[Start of Supplied data]
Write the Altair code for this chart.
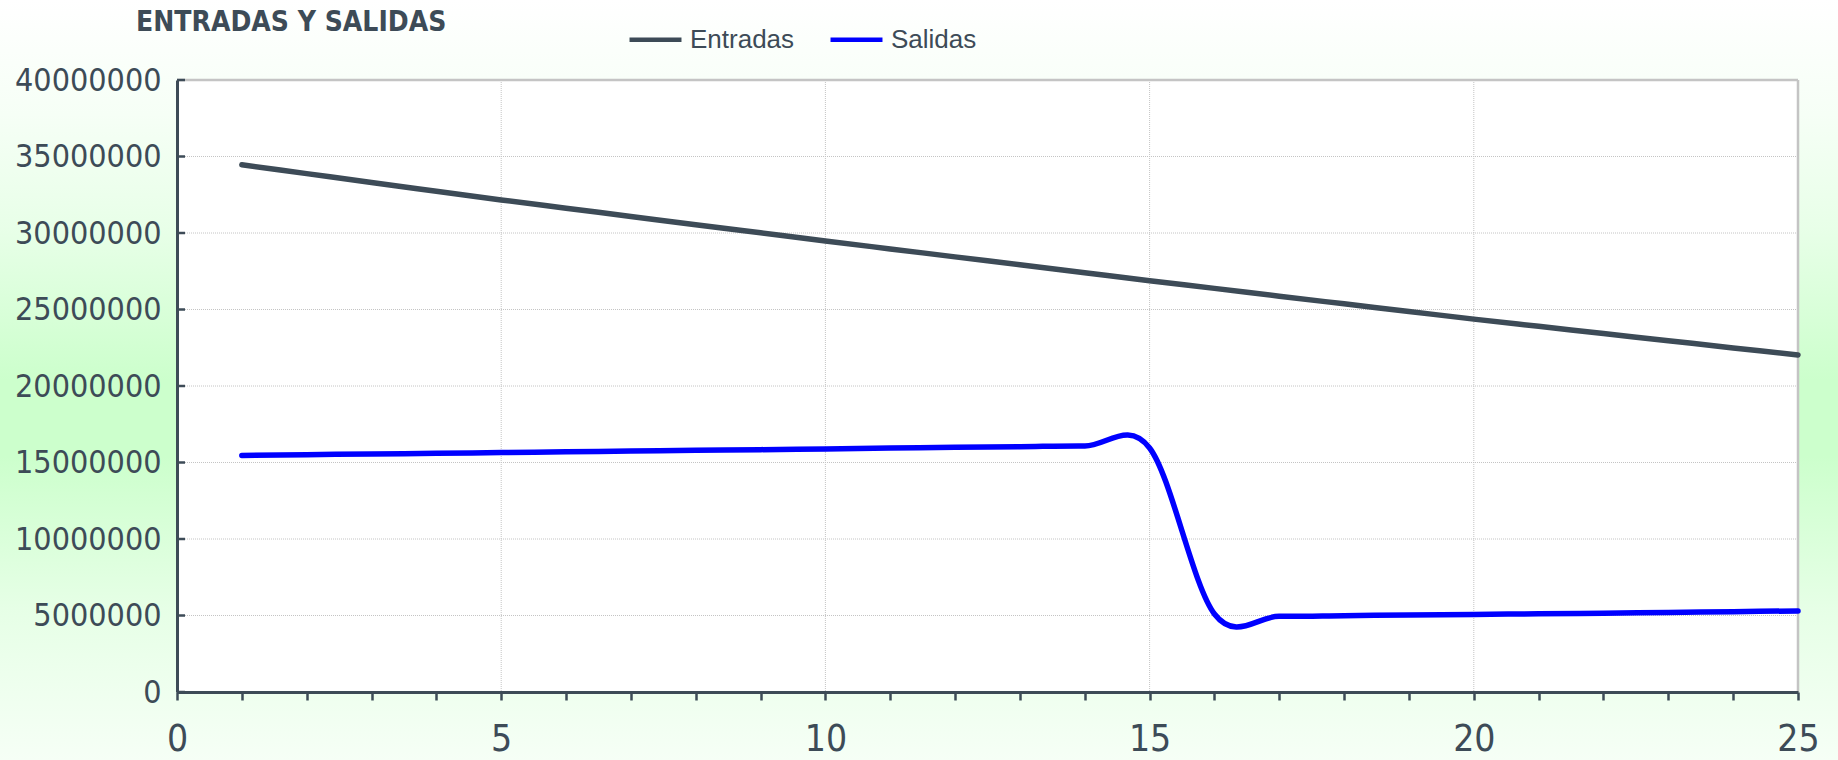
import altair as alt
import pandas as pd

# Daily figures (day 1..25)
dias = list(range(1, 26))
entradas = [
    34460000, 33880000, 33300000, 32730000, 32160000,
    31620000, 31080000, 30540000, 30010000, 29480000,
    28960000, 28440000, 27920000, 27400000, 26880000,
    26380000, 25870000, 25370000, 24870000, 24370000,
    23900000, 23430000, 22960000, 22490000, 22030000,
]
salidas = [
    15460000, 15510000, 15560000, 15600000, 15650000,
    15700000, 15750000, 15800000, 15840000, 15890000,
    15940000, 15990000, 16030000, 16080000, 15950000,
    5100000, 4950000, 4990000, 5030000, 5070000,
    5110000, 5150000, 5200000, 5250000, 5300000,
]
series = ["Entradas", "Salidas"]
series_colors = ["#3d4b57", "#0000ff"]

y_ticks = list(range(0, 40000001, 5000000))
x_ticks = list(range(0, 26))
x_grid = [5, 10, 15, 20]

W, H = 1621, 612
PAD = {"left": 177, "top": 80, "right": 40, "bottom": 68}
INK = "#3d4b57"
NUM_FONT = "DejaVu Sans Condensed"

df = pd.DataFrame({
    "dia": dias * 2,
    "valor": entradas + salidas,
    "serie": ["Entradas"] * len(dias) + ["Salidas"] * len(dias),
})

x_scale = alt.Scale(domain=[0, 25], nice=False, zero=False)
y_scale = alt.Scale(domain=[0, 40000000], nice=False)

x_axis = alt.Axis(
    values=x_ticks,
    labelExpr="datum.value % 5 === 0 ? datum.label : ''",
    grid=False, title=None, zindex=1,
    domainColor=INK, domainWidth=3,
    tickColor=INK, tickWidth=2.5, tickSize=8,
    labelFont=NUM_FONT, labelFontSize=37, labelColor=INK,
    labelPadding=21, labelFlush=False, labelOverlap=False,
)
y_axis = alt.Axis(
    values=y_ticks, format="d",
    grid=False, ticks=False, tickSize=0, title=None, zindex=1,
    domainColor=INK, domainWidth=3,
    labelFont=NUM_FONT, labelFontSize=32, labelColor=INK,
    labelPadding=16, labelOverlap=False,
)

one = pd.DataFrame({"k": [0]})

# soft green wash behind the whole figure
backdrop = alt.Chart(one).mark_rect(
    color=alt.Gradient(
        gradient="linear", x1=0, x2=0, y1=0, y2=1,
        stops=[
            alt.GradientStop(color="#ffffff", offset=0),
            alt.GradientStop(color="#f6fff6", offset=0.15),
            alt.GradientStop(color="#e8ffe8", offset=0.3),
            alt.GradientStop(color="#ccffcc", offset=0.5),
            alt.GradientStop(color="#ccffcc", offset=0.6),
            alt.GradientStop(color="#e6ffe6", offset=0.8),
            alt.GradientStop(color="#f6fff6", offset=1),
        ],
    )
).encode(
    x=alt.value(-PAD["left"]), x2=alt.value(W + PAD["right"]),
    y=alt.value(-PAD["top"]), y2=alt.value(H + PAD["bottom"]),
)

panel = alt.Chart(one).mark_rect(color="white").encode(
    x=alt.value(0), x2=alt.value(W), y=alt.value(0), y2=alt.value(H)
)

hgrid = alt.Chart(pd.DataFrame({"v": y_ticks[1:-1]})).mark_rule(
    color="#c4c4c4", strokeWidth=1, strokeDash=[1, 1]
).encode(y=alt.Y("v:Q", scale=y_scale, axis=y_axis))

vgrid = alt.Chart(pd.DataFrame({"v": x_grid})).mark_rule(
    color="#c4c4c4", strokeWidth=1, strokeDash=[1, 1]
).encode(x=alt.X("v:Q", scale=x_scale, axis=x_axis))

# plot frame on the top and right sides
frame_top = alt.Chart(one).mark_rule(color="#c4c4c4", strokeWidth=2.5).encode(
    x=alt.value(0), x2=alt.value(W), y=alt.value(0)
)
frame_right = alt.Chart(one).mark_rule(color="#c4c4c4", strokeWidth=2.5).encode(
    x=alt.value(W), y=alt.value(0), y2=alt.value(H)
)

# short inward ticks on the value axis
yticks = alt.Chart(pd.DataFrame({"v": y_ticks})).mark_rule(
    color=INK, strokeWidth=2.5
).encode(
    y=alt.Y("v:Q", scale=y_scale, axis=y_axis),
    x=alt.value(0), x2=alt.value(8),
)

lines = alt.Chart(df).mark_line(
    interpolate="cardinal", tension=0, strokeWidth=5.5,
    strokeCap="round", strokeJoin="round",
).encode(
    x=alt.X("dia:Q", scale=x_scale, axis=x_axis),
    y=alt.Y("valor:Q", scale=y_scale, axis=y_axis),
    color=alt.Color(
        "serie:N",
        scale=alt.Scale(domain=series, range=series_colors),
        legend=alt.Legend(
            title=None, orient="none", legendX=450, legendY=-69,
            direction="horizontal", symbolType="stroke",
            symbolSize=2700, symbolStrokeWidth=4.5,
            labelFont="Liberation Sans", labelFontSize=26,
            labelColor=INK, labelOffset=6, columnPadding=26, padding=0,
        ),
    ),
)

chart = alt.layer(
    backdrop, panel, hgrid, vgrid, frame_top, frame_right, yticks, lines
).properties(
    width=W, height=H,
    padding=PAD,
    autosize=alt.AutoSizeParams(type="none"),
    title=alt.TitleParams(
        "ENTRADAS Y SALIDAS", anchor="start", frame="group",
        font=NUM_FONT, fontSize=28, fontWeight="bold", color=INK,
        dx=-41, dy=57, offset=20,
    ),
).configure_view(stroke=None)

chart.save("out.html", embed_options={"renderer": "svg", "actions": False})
[End of Supplied data]
■ **Exercise aim**: Give again, exactly, the lines from the start of the data through the one holding "import pandas as pd"; omit the pictures.

■ **Exercise answer**:
Write the Altair code for this chart.
import altair as alt
import pandas as pd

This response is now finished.